Comment by mark_l_watson
1 day ago
Fine, I guess. The only commercial API I use to any great extent is gemini-3-flash-preview: cheap, fast, great for tool use and with agentic libraries. The 3.1-pro-preview is great, I suppose, for people who need it.
Off topic, but I like to run small models on my own hardware, and some small models are now very good for tool use and with agentic libraries - it just takes a little more work to get good results.
Seconded. Gemini used to be trash and I used Claude and Codex a lot but gemini-3-flash-preview punches above it's weight, it's decent and I rarely if ever run into any token limit either.
Thirded, I've been using gemini-3-flash to great effect. Anytime I have something more complicated, I give it to pro & flash to see what happens. Coin flip if flash is nearly equivalent (too many moving vars to be analytical at this point)
What models are you running locally? Just curious.
I am mostly restricted to 7-9B. I still like ancient early llama because its pretty unrestricted without having to use an abliteration.

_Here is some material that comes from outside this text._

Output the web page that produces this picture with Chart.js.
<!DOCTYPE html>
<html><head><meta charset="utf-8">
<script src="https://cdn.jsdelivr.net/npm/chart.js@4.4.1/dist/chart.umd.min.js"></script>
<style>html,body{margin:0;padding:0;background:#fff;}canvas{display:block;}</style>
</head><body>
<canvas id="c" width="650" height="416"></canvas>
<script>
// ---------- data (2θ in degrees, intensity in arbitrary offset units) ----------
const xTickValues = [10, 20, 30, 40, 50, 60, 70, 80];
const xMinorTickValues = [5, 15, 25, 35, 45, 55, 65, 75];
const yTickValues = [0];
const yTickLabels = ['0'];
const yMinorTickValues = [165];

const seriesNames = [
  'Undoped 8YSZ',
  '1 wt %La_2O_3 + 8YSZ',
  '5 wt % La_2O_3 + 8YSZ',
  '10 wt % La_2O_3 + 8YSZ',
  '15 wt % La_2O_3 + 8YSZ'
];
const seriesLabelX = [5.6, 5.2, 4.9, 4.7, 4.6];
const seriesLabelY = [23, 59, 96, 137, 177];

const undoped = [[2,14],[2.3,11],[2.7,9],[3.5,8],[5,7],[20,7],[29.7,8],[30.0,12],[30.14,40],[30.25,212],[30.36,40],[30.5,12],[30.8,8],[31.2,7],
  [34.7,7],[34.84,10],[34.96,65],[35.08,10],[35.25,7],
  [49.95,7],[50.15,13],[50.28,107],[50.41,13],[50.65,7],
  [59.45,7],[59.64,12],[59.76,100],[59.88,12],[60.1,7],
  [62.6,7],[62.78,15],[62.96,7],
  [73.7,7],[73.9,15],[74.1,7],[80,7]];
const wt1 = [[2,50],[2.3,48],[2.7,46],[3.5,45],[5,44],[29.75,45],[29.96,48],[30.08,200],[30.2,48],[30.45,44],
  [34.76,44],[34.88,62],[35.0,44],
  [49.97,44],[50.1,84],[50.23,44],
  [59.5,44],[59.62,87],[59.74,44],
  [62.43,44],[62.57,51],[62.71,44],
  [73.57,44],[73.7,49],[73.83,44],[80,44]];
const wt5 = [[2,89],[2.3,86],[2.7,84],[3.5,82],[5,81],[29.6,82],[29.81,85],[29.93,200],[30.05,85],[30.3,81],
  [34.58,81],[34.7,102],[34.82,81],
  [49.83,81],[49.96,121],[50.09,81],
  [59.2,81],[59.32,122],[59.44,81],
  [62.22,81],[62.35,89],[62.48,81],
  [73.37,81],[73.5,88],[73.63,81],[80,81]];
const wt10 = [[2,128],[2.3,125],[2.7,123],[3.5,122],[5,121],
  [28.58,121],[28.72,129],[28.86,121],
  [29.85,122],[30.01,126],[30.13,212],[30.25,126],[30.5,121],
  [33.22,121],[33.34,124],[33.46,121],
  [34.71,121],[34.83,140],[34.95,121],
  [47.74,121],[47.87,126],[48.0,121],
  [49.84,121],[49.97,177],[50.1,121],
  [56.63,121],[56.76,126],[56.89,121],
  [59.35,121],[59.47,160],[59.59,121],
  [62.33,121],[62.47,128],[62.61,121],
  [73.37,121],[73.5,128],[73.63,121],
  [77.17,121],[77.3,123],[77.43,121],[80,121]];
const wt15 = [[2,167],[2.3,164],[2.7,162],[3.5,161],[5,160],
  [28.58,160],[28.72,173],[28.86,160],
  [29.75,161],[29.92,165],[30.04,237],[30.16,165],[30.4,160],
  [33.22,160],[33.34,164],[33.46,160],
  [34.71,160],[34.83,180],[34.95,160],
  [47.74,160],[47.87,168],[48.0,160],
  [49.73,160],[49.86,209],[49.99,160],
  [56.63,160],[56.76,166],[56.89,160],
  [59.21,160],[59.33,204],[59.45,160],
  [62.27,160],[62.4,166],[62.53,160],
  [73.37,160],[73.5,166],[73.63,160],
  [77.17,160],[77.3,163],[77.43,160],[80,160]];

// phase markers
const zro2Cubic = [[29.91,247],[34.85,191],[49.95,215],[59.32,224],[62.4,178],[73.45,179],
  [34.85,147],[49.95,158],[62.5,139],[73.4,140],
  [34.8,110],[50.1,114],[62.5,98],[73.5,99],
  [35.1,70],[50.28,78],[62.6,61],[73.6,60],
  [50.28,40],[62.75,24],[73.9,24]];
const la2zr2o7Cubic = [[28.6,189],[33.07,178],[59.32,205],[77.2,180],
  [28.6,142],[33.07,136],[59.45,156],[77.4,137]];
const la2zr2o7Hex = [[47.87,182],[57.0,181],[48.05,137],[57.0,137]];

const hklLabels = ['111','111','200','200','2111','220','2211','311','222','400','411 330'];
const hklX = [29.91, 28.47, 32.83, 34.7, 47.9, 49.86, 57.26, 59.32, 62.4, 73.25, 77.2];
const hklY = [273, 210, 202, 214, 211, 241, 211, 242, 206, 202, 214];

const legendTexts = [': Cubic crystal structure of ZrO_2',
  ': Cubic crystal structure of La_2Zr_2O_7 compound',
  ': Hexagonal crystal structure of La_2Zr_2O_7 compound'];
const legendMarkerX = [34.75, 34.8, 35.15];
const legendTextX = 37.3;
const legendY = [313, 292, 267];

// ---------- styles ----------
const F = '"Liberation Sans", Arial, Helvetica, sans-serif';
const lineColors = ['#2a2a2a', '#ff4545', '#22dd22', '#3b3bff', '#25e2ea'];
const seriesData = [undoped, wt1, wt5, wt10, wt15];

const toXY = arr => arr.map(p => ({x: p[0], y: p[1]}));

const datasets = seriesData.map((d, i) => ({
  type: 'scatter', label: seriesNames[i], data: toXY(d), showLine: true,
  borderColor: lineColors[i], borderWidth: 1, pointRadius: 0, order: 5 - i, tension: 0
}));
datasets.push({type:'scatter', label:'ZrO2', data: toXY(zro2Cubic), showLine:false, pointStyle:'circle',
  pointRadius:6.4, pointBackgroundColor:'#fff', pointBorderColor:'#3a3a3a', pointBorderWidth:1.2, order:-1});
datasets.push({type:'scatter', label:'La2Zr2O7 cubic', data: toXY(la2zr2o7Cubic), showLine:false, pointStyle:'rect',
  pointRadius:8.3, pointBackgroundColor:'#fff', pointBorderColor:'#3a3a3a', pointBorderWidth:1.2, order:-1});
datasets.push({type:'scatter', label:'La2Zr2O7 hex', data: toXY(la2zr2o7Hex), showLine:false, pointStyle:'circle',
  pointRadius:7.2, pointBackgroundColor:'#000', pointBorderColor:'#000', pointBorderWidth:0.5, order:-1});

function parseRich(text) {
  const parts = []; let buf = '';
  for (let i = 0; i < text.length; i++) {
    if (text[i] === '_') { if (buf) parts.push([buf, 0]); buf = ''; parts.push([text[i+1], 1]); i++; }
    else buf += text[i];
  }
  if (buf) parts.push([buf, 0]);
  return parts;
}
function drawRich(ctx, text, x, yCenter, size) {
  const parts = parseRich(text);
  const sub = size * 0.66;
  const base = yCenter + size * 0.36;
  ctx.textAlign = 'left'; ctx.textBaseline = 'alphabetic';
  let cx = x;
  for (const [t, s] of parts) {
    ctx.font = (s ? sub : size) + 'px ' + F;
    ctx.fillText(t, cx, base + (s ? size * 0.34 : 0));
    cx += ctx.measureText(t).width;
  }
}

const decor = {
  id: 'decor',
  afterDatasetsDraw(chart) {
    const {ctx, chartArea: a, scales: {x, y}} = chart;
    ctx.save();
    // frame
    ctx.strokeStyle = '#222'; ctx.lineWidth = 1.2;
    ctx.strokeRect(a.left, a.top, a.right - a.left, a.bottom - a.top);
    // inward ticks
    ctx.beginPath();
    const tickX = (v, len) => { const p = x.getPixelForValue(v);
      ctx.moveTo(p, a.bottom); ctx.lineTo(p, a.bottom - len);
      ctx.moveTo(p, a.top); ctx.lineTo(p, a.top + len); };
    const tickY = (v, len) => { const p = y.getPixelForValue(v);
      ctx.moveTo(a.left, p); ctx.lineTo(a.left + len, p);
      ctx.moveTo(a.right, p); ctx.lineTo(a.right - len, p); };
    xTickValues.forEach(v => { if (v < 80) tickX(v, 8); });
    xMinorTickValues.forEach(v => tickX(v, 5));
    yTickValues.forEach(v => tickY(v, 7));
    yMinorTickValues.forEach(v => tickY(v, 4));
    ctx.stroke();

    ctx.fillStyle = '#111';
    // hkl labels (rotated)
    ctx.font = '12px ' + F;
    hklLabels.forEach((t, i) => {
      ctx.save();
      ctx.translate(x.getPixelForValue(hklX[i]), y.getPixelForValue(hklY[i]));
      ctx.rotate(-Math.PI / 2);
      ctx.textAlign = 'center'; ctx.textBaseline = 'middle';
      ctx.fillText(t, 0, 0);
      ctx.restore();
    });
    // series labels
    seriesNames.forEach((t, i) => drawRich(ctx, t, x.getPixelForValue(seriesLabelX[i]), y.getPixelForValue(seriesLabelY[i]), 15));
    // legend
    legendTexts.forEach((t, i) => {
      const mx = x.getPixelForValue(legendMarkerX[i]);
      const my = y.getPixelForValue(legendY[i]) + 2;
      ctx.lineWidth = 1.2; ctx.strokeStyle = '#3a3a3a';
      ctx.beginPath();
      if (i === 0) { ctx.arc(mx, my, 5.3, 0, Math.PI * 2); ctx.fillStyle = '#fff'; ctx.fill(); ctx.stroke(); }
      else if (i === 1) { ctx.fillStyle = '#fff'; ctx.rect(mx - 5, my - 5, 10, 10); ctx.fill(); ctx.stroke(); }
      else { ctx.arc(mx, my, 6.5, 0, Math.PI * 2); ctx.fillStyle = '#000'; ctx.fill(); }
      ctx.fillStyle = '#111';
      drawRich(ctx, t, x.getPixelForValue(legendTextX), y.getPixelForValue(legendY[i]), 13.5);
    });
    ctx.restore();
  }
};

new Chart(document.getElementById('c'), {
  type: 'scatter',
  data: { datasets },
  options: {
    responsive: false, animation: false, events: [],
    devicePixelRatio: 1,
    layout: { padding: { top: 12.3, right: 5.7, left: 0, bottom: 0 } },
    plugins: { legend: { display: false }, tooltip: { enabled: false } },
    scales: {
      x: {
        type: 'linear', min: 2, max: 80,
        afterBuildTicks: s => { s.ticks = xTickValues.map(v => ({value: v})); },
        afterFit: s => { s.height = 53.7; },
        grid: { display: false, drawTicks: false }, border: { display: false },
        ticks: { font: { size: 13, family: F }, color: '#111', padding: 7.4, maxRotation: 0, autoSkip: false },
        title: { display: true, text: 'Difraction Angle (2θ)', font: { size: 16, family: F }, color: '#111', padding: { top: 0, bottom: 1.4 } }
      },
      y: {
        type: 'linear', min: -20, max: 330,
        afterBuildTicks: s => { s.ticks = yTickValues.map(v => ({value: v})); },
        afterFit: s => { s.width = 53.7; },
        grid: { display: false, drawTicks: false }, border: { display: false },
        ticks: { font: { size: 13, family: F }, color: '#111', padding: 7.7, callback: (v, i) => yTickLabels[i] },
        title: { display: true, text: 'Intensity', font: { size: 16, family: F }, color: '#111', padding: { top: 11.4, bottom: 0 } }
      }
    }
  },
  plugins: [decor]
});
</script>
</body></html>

I experimented with many models on my 16G and 32G Macs. For less memory, qwen3:4b is good, for the 32B Mac, gpt-oss:20b is good. I like the smaller Mistral models like mistral:v0.3 and rnj-1:latest is a pretty good small reasoning model.
I like to ask claude how to prompt smaller models for the given task. With one prompt it was able to make a low quantized model call multiple functions via json.